Our alley, situated just a block and a half from the bustling Elk Avenue, manages to maintain an aura of tranquility. I would sip my morning tea under a cozy blanket as the first rays of sunlight gently kissed my face. The aspen leaves, budding with each passing day, grew brighter, providing solace for my reading and writing in this outdoor haven. I’d crutch the two-block commute to the post office and find myself shocked by the busyness of Elk Avenue—cars trying to find parking, the sidewalks exploding with people, the Secret Stash patio packed. In moments, I’d return to my alley, carefully maneuvering around potholes to my lawn chair that would rest on the crushed gravel driveway space, and quietness that lay just minutes from the chaos.

While a refuge of sorts, the alleys aren’t without their minor inconveniences. I reminisced about my days in an accessory dwelling unit just off Elk Avenue, where open windows invited in the dust stirred by delivery trucks and the late-night echoes of bar-goers. I even purchased my own doggie-waste bags to keep my front stoop clean from the numerous canine visitors. An aroma from the occasionally overfilled dumpsters lingered in the warmer months. Piles of plywood and cardboard stacked up from the storefront shops. Townie bikes and mountain bikes were strewn all over from the various alley dwellers. But these imperfections were what made the alley special, serving as a reminder that its authenticity was never sacrificed for convenience.

In the untamed charm of our alleys, I discovered a connection to the town’s rugged past. Remnants of original cabins and homes of miners held their place amongst the alleys, providing a tangible link to our town’s history. The uneven, unpaved paths whispered stories of resilience and determination. They remind me of our town’s hardiness, unlike that of Vail, where I grew up.

My connection to Crested Butte’s alleys dates back to my high school days when I raced in the Alley Loop, an annual Nordic ski race that winds its way through these distinctive thoroughfares. I also learned about the town’s history as a hub for “klunker bikes” and some of the first mountain bike races held in these bumpy alleys during a childhood bike tour with my dad. Today, fresh corduroy is laid down steps from my front door for the Nordic racers to enjoy, and we willingly move our cars or let the alley get groomed for the event.
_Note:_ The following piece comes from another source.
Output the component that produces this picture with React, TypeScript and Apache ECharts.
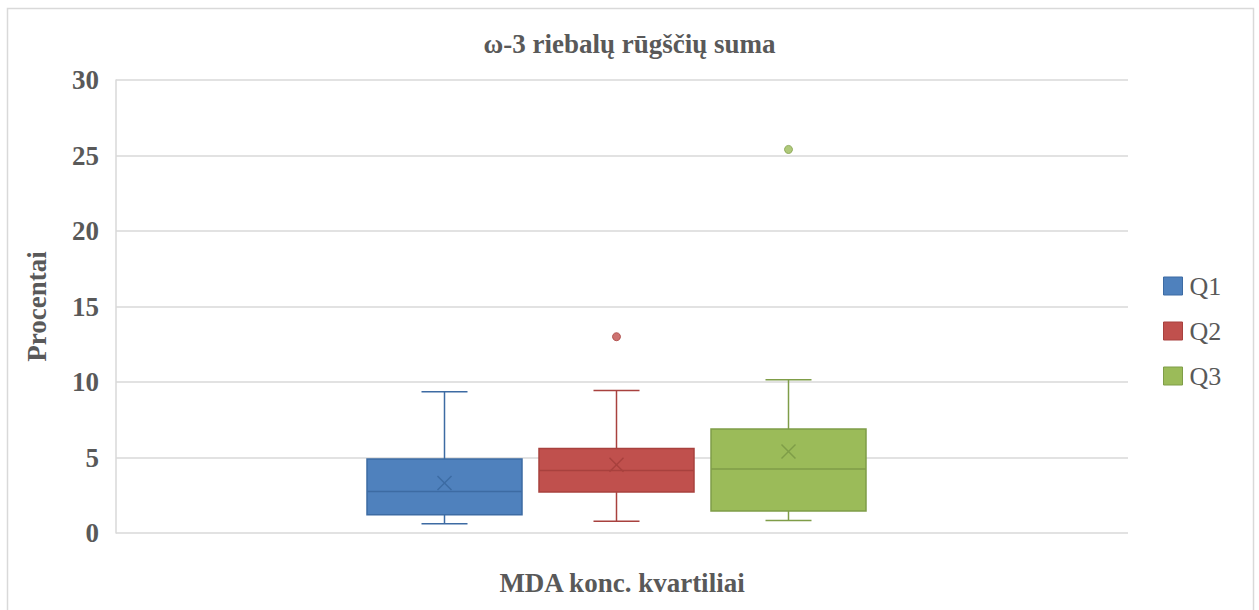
import React, { useEffect, useRef } from "react";
import * as echarts from "echarts";

// ---- data ----
const categories = [""];
const seriesNames = ["Q1", "Q2", "Q3"];
// [min, Q1, median, Q3, max]
const boxQ1 = [0.62, 1.21, 2.75, 4.9, 9.35];
const boxQ2 = [0.77, 2.71, 4.14, 5.6, 9.44];
const boxQ3 = [0.83, 1.46, 4.24, 6.88, 10.15];
const means = [3.31, 4.52, 5.4];
const outliersQ1: number[] = [];
const outliersQ2 = [13.0];
const outliersQ3 = [25.4];
const yTicks = [0, 5, 10, 15, 20, 25, 30];

const boxes = [boxQ1, boxQ2, boxQ3];
const outliers = [outliersQ1, outliersQ2, outliersQ3];

// ---- styles ----
const FILLS = ["#4F81BD", "#C0504D", "#9BBB59"];
const STROKES = ["#3D6BA3", "#A8413E", "#7F9D48"];
const OFFSETS = [-177.5, -5.5, 166.5];
const BOX_W = 155;
const CAP_W = 46;
const X_HALF = 7;
const FONT = "'Liberation Serif', 'Times New Roman', serif";
const TEXT = "#595959";
const GRID = "#D9D9D9";

export default function App() {
  const ref = useRef<HTMLDivElement>(null);

  useEffect(() => {
    if (!ref.current) return;
    const chart = echarts.init(ref.current, undefined, { renderer: "svg" });

    const boxSeries = seriesNames.map((name, i) => ({
      name,
      type: "custom",
      itemStyle: { color: FILLS[i], borderColor: STROKES[i] },
      data: [[0, ...boxes[i], means[i]]],
      renderItem: (params: any, api: any) => {
        const base = api.coord([api.value(0), 0]);
        const cx = base[0] + OFFSETS[i];
        const yv = (k: number) => api.coord([api.value(0), api.value(k)])[1];
        const yMin = yv(1);
        const yQ1 = yv(2);
        const yMed = yv(3);
        const yQ3 = yv(4);
        const yMax = yv(5);
        const yMean = yv(6);
        const ls = { stroke: STROKES[i], lineWidth: 1.5 };
        return {
          type: "group",
          children: [
            { type: "line", shape: { x1: cx, y1: yMax, x2: cx, y2: yQ3 }, style: ls },
            { type: "line", shape: { x1: cx, y1: yQ1, x2: cx, y2: yMin }, style: ls },
            { type: "line", shape: { x1: cx - CAP_W / 2, y1: yMax, x2: cx + CAP_W / 2, y2: yMax }, style: ls },
            { type: "line", shape: { x1: cx - CAP_W / 2, y1: yMin, x2: cx + CAP_W / 2, y2: yMin }, style: ls },
            {
              type: "rect",
              shape: { x: cx - BOX_W / 2, y: yQ3, width: BOX_W, height: yQ1 - yQ3 },
              style: { fill: FILLS[i], stroke: STROKES[i], lineWidth: 1.5 },
            },
            { type: "line", shape: { x1: cx - BOX_W / 2, y1: yMed, x2: cx + BOX_W / 2, y2: yMed }, style: ls },
            { type: "line", shape: { x1: cx - X_HALF, y1: yMean - X_HALF, x2: cx + X_HALF, y2: yMean + X_HALF }, style: ls },
            { type: "line", shape: { x1: cx - X_HALF, y1: yMean + X_HALF, x2: cx + X_HALF, y2: yMean - X_HALF }, style: ls },
          ],
        };
      },
      z: 3,
    }));

    const outlierSeries = seriesNames.map((name, i) => ({
      name,
      type: "scatter",
      symbol: "circle",
      symbolSize: 8,
      symbolOffset: [OFFSETS[i], 0],
      itemStyle: { color: FILLS[i], borderColor: STROKES[i], borderWidth: 1 },
      data: outliers[i].map((v) => [0, v]),
      z: 4,
    }));

    chart.setOption({
      animation: false,
      backgroundColor: "#ffffff",
      textStyle: { fontFamily: FONT },
      title: {
        text: "ω-3 riebalų rūgščių suma",
        left: "center",
        top: 25,
        textStyle: { fontFamily: FONT, fontSize: 27, fontWeight: "bold", color: TEXT },
      },
      legend: {
        orient: "vertical",
        left: 1163,
        top: 273,
        padding: 0,
        itemWidth: 19,
        itemHeight: 18,
        itemGap: 19,
        icon: "rect",
        textStyle: { fontFamily: FONT, fontSize: 26, color: TEXT, padding: [0, 0, 0, 2] },
        data: seriesNames.map((n, i) => ({
          name: n,
          itemStyle: { color: FILLS[i], borderColor: STROKES[i], borderWidth: 1 },
        })),
      },
      grid: { left: 116, right: 131, top: 80, bottom: 77 },
      xAxis: {
        type: "category",
        data: categories,
        name: "MDA konc. kvartiliai",
        nameLocation: "middle",
        nameGap: 36,
        nameTextStyle: { fontFamily: FONT, fontSize: 27, fontWeight: "bold", color: TEXT },
        axisLine: { show: false },
        axisTick: { show: false },
        axisLabel: { show: false },
        splitLine: { show: false },
      },
      yAxis: {
        type: "value",
        min: yTicks[0],
        max: yTicks[yTicks.length - 1],
        interval: yTicks[1] - yTicks[0],
        name: "Procentai",
        nameLocation: "middle",
        nameRotate: 90,
        nameGap: 66,
        nameTextStyle: { fontFamily: FONT, fontSize: 27, fontWeight: "bold", color: TEXT },
        axisLine: { show: true, lineStyle: { color: GRID, width: 1.5 } },
        axisTick: { show: false },
        axisLabel: { fontFamily: FONT, fontSize: 27, fontWeight: "bold", color: TEXT, margin: 17 },
        splitLine: { show: true, lineStyle: { color: GRID, width: 1.5 } },
      },
      graphic: [
        {
          type: "rect",
          silent: true,
          shape: { x: 7.5, y: 8.5, width: 1246, height: 700 },
          style: { fill: "none", stroke: GRID, lineWidth: 1.5 },
        },
      ],
      series: [...boxSeries, ...outlierSeries],
    });

    return () => chart.dispose();
  }, []);

  return (
    <div
      ref={ref}
      style={{ position: "fixed", left: 0, top: 0, width: 1259, height: 610 }}
    />
  );
}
Sitting in my lawn chair, basking in the warm summer sun, I couldn’t help but glimmer at the crisscrossing power lines above, partially obstructing my view of the surrounding peaks. The jumbled mix of dirt-laid paths and messy cables overhead may not paint a picture-perfect sense of serenity, but it is exactly this that I appreciate about my alley.

These alleys, the homes of alley dwellers like myself, are more than just spaces; they are the threads that bind the community together. Amidst the quiet, the messiness and the imperfections, a sense of belonging thrives. Neighbors share stories, laughter and a helping hand on snowy days or a cold beer on a hot summer afternoon. It’s a place where the chaos of life is accepted and embraced because, after all, we are mountain people with a penchant for adventure and too many outdoor toys to fit in our small spaces. Piles of used scrap wood might linger or a stash of snowmobile parts or broken down trailer.  

Crested Butte’s unkempt alleys may appear forgotten, but they are far from that. They tell a story of resilience, innovation, and the enduring spirit of a town firmly rooted in its history. Now that I can walk free of crutches, I wander these alleys reminded that, just like the power lines above, our connections to one another are what truly illuminate Crested Butte, especially in the quiet, raw and unkept corners of this charming mountain town.

In these alleys, the town’s transformative journey unfolds, bridging the gap between its past and its vibrant present. It was here that the mountain bike, now an iconic symbol of Crested Butte, was born as a solution to navigate these very alleys without harming cars. The ingenuity of those early bikers gave rise to a sport that has become inseparable from Crested Butte’s identity. The trusty townie bike remains a beloved mode of transportation for locals, continuing to play a central role in our lives.

As I reflect on my time in the alleys, I realize that they are more than just physical spaces; they are the veins that carry the lifeblood of Crested Butte. They are the quiet sanctuaries, the raw connections, and the unpolished gems that make this town truly special. Amidst the chaos of a changing world, these alleys stand as a testament to our town’s enduring spirit and the enduring bond that holds us all together.